Again no. I'm talking about raw sensors, not ultrasound range-meters. May seem dark ages to you, but easily available now and for decades. But certainly not a beginner project. Several Pi ( and other) projects have indeed scanned horizontally with range-meters and drawn a 'map', but this is not an image in the sense I believe the OP intended.
The methods I mentioned require an analogue amplifier ( preferably logarithmic) and AtoD conversion.
Beam angle depends on aperture, which is why suggested expanding the aperture with a parabolic horn.
Sin( theta) = lambda /aperture.
Think pinhole camera. A ( ultrasound bathed) area is scanned by the u/s microphone in an x/y raster from the other side of a large board with its own aperture. But I agree resolution will be low ( tho' your guess is pessimistic) and the process slow.

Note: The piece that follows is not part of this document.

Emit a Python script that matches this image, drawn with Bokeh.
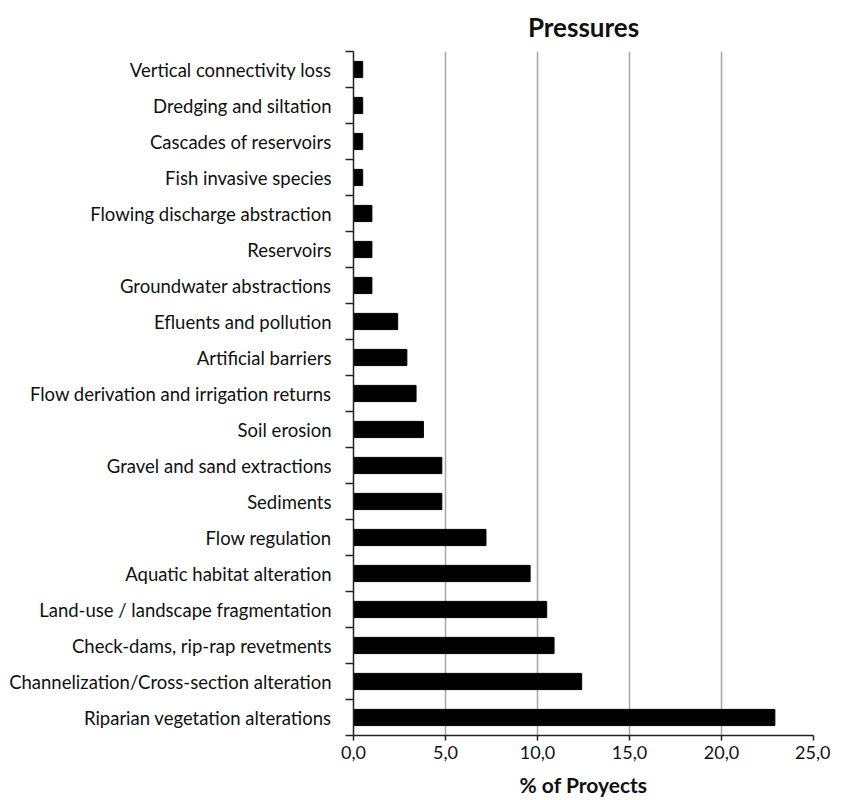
from bokeh.plotting import figure
from bokeh.models import FixedTicker, ColumnDataSource
from bokeh.embed import file_html
from bokeh.resources import INLINE

# top to bottom as in the chart
categories = [
    "Vertical connectivity loss",
    "Dredging and siltation",
    "Cascades of reservoirs",
    "Fish invasive species",
    "Flowing discharge abstraction",
    "Reservoirs",
    "Groundwater abstractions",
    "Efluents and pollution",
    "Artificial barriers",
    "Flow derivation and irrigation returns",
    "Soil erosion",
    "Gravel and sand extractions",
    "Sediments",
    "Flow regulation",
    "Aquatic habitat alteration",
    "Land-use / landscape fragmentation",
    "Check-dams, rip-rap revetments",
    "Channelization/Cross-section alteration",
    "Riparian vegetation alterations",
]
values = [0.5, 0.5, 0.5, 0.5, 1.0, 1.0, 1.0, 2.4, 2.9, 3.4, 3.8, 4.8, 4.8, 7.2, 9.6, 10.5, 10.9, 12.4, 22.9]
x_ticks = [0, 5, 10, 15, 20, 25]
x_tick_labels = ["0,0", "5,0", "10,0", "15,0", "20,0", "25,0"]
title_text = "Pressures"
x_label = "% of Proyects"

n = len(categories)
ypos = [n - 1 - i + 0.5 for i in range(n)]
src = ColumnDataSource(dict(y=ypos, v=values, cat=categories))

FONT = "Lato"
TXT = "#111111"

p = figure(output_backend="svg", toolbar_location=None,
           frame_width=460, frame_height=684,
           x_range=(0, 25), y_range=(0, n),
           min_border_left=353, min_border_right=17,
           min_border_top=50, min_border_bottom=50,
           title=title_text)
p.outline_line_color = None
p.background_fill_color = "white"

p.title.text_font = FONT
p.title.text_font_size = "26px"
p.title.text_font_style = "bold"
p.title.text_color = TXT
p.title.align = "center"
p.title.standoff = 17

p.hbar(y="y", right="v", left=0, height=0.45, source=src,
       fill_color="black", line_color="black")

# x axis
p.xaxis.ticker = FixedTicker(ticks=x_ticks)
p.xaxis.major_label_overrides = {t: l for t, l in zip(x_ticks, x_tick_labels)}
p.xaxis.axis_label = x_label
p.xaxis.axis_label_text_font = FONT
p.xaxis.axis_label_text_font_size = "21px"
p.xaxis.axis_label_text_font_style = "bold"
p.xaxis.axis_label_text_color = TXT
p.xaxis.axis_label_standoff = 10
p.xaxis.major_label_text_font = FONT
p.xaxis.major_label_text_font_size = "18px"
p.xaxis.major_label_text_color = TXT
p.xaxis.major_label_standoff = 5
p.xaxis.axis_line_color = "#222222"
p.xaxis.axis_line_width = 1.5
p.xaxis.major_tick_line_color = "#222222"
p.xaxis.major_tick_line_width = 1.5
p.xaxis.major_tick_out = 5
p.xaxis.major_tick_in = 0
p.xaxis.minor_tick_line_color = None

# y axis: labels at centers, ticks at boundaries
p.yaxis.ticker = FixedTicker(ticks=ypos, minor_ticks=list(range(n + 1)))
p.yaxis.major_label_overrides = {y: c for y, c in zip(ypos, categories)}
p.yaxis.major_label_text_font = FONT
p.yaxis.major_label_text_font_size = "18.5px"
p.yaxis.major_label_text_color = TXT
p.yaxis.major_label_standoff = 14
p.yaxis.major_tick_out = 0
p.yaxis.major_tick_in = 0
p.yaxis.major_tick_line_color = None
p.yaxis.minor_tick_line_color = "#222222"
p.yaxis.minor_tick_line_width = 1.5
p.yaxis.minor_tick_out = 8
p.yaxis.minor_tick_in = 0
p.yaxis.axis_line_color = "#222222"
p.yaxis.axis_line_width = 1.5

p.ygrid.grid_line_color = None
p.xgrid.grid_line_color = "#a6a6a6"
p.xgrid.grid_line_width = 1.5

open("out.html", "w").write(file_html(p, INLINE))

Perhaps I'll rig up a test. I particularly like this kind of interfacing. See
http://www.diga.me.uk/bmp2line.html which I could easily reassemble.
But away from my machines travelling for the next month. I played also years ago with a u/v detector scanned up and down and rotating around a vertical axis to plot u/v light intensity over the whole sky, and this worked similarly. But of course now out of date since camera/lens sensors became so cheap and easy to use. What a difference a couple of decades make!